A month or so ago I wrote about the galaxy NGC 4522 undergoing the process of ‘ram pressure stripping’ as it falls through a cluster of galaxies. Although the space between the galaxies seems pretty empty it has a thin gas floating in it - and there’s enough there that a galaxy ploughing through at hundreds of kilometers a second feels an enormous wind in its face, with the result that is gas is blasted off it into a trailing cloud. This stripping is a fairly interesting process with profound consequences for the galaxy in question, so astronomers are obviously interested in studying it. But - as is often the case when you study such a vast and slow-moving beast as a galaxy - some questions can be difficult to answer just by looking through a telescope.
A simulated galaxy undergoing ram stripping. The image is about a million light years top to bottom.

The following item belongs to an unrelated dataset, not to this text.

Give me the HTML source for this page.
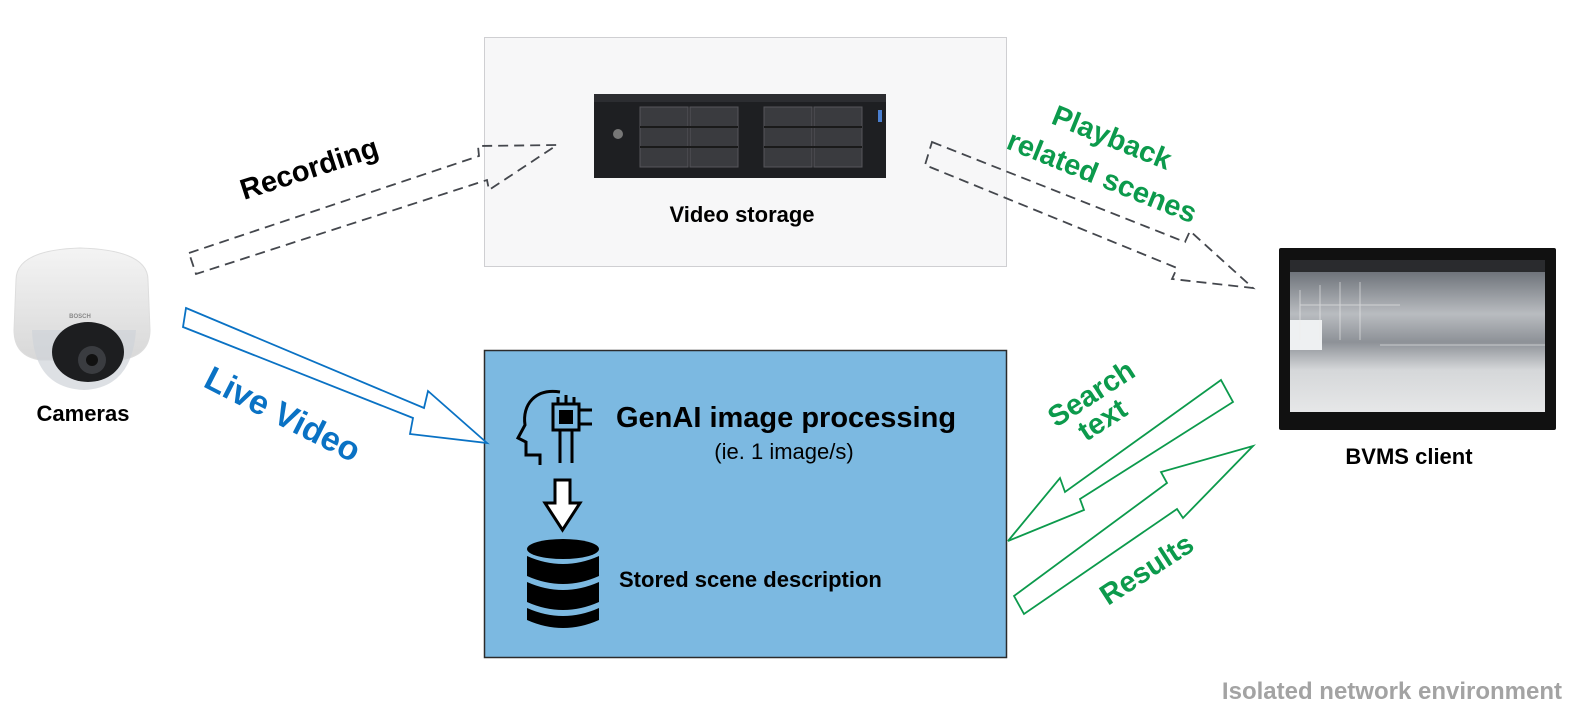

For example: what’s the most important property of the gas in determining the amount of stripping that goes on? Is it the density of the gas, or the speed at which the galaxy hits it? Then again, does the temperature of the gas have a bigger effect? To answer this question observationally we’d find lots of galaxies undergoing stripping, measure all the quantities we’re interested in, and look for a relationship. But it might not turn out to be as simple as all that. For instance, the gas tends to be hotter and denser in bigger clusters. So if we find a relationship between stripping and density, it could just be telling us about the cluster mass. Since cluster masses are often quite hard to measure accurately - and in fact we often measure them by looking at the gas temperature - sorting out which variables are affecting what can be tricky.